- **Problem description**:
Type out every line below exactly as it reads.

- **Source excerpt**:
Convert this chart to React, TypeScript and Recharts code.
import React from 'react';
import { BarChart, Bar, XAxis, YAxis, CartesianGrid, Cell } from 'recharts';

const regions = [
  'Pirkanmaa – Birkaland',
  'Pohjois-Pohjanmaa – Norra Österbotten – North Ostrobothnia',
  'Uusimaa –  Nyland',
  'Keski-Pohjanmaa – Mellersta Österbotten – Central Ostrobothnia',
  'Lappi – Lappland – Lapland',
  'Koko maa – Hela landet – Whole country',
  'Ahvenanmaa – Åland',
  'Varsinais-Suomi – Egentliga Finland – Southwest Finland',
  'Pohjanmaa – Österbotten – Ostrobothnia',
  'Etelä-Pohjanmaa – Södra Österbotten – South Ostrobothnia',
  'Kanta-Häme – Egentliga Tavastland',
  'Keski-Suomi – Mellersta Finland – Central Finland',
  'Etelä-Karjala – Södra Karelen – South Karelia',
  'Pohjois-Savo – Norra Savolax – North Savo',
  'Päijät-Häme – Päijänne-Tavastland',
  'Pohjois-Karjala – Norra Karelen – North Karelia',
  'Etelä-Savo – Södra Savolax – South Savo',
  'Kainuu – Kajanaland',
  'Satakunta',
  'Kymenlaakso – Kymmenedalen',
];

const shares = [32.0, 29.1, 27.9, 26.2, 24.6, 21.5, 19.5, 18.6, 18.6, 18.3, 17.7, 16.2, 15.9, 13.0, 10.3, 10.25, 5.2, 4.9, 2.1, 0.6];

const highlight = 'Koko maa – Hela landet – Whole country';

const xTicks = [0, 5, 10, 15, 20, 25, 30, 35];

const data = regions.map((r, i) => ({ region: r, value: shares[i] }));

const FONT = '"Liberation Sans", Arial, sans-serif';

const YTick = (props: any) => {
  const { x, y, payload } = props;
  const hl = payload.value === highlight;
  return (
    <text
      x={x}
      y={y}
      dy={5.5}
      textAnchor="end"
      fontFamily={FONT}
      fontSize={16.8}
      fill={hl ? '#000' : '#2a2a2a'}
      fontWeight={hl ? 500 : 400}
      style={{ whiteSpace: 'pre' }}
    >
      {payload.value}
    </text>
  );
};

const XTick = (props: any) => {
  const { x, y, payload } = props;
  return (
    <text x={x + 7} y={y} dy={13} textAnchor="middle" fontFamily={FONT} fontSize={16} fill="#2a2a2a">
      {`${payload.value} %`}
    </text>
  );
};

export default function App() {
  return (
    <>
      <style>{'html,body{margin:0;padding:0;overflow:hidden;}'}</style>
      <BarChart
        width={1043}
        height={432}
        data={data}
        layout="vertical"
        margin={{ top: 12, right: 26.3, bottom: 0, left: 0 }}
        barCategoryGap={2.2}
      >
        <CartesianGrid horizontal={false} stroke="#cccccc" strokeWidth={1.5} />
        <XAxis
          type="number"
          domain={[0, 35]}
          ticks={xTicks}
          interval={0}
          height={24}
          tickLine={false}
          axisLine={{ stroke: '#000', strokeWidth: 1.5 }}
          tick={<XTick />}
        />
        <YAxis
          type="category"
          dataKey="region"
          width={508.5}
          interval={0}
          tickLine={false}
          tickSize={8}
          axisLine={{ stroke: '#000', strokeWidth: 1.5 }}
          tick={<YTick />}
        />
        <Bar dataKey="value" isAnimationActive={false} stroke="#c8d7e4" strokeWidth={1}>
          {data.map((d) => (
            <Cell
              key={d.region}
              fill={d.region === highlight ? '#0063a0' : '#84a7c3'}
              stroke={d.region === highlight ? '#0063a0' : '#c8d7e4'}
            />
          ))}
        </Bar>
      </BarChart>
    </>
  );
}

- **Solution to this task**:
Convert this chart to React, TypeScript and Recharts code.
import React from 'react';
import { BarChart, Bar, XAxis, YAxis, CartesianGrid, Cell } from 'recharts';

const regions = [
  'Pirkanmaa – Birkaland',
  'Pohjois-Pohjanmaa – Norra Österbotten – North Ostrobothnia',
  'Uusimaa –  Nyland',
  'Keski-Pohjanmaa – Mellersta Österbotten – Central Ostrobothnia',
  'Lappi – Lappland – Lapland',
  'Koko maa – Hela landet – Whole country',
  'Ahvenanmaa – Åland',
  'Varsinais-Suomi – Egentliga Finland – Southwest Finland',
  'Pohjanmaa – Österbotten – Ostrobothnia',
  'Etelä-Pohjanmaa – Södra Österbotten – South Ostrobothnia',
  'Kanta-Häme – Egentliga Tavastland',
  'Keski-Suomi – Mellersta Finland – Central Finland',
  'Etelä-Karjala – Södra Karelen – South Karelia',
  'Pohjois-Savo – Norra Savolax – North Savo',
  'Päijät-Häme – Päijänne-Tavastland',
  'Pohjois-Karjala – Norra Karelen – North Karelia',
  'Etelä-Savo – Södra Savolax – South Savo',
  'Kainuu – Kajanaland',
  'Satakunta',
  'Kymenlaakso – Kymmenedalen',
];

const shares = [32.0, 29.1, 27.9, 26.2, 24.6, 21.5, 19.5, 18.6, 18.6, 18.3, 17.7, 16.2, 15.9, 13.0, 10.3, 10.25, 5.2, 4.9, 2.1, 0.6];

const highlight = 'Koko maa – Hela landet – Whole country';

const xTicks = [0, 5, 10, 15, 20, 25, 30, 35];

const data = regions.map((r, i) => ({ region: r, value: shares[i] }));

const FONT = '"Liberation Sans", Arial, sans-serif';

const YTick = (props: any) => {
  const { x, y, payload } = props;
  const hl = payload.value === highlight;
  return (
    <text
      x={x}
      y={y}
      dy={5.5}
      textAnchor="end"
      fontFamily={FONT}
      fontSize={16.8}
      fill={hl ? '#000' : '#2a2a2a'}
      fontWeight={hl ? 500 : 400}
      style={{ whiteSpace: 'pre' }}
    >
      {payload.value}
    </text>
  );
};

const XTick = (props: any) => {
  const { x, y, payload } = props;
  return (
    <text x={x + 7} y={y} dy={13} textAnchor="middle" fontFamily={FONT} fontSize={16} fill="#2a2a2a">
      {`${payload.value} %`}
    </text>
  );
};

export default function App() {
  return (
    <>
      <style>{'html,body{margin:0;padding:0;overflow:hidden;}'}</style>
      <BarChart
        width={1043}
        height={432}
        data={data}
        layout="vertical"
        margin={{ top: 12, right: 26.3, bottom: 0, left: 0 }}
        barCategoryGap={2.2}
      >
        <CartesianGrid horizontal={false} stroke="#cccccc" strokeWidth={1.5} />
        <XAxis
          type="number"
          domain={[0, 35]}
          ticks={xTicks}
          interval={0}
          height={24}
          tickLine={false}
          axisLine={{ stroke: '#000', strokeWidth: 1.5 }}
          tick={<XTick />}
        />
        <YAxis
          type="category"
          dataKey="region"
          width={508.5}
          interval={0}
          tickLine={false}
          tickSize={8}
          axisLine={{ stroke: '#000', strokeWidth: 1.5 }}
          tick={<YTick />}
        />
        <Bar dataKey="value" isAnimationActive={false} stroke="#c8d7e4" strokeWidth={1}>
          {data.map((d) => (
            <Cell
              key={d.region}
              fill={d.region === highlight ? '#0063a0' : '#84a7c3'}
              stroke={d.region === highlight ? '#0063a0' : '#c8d7e4'}
            />
          ))}
        </Bar>
      </BarChart>
    </>
  );
}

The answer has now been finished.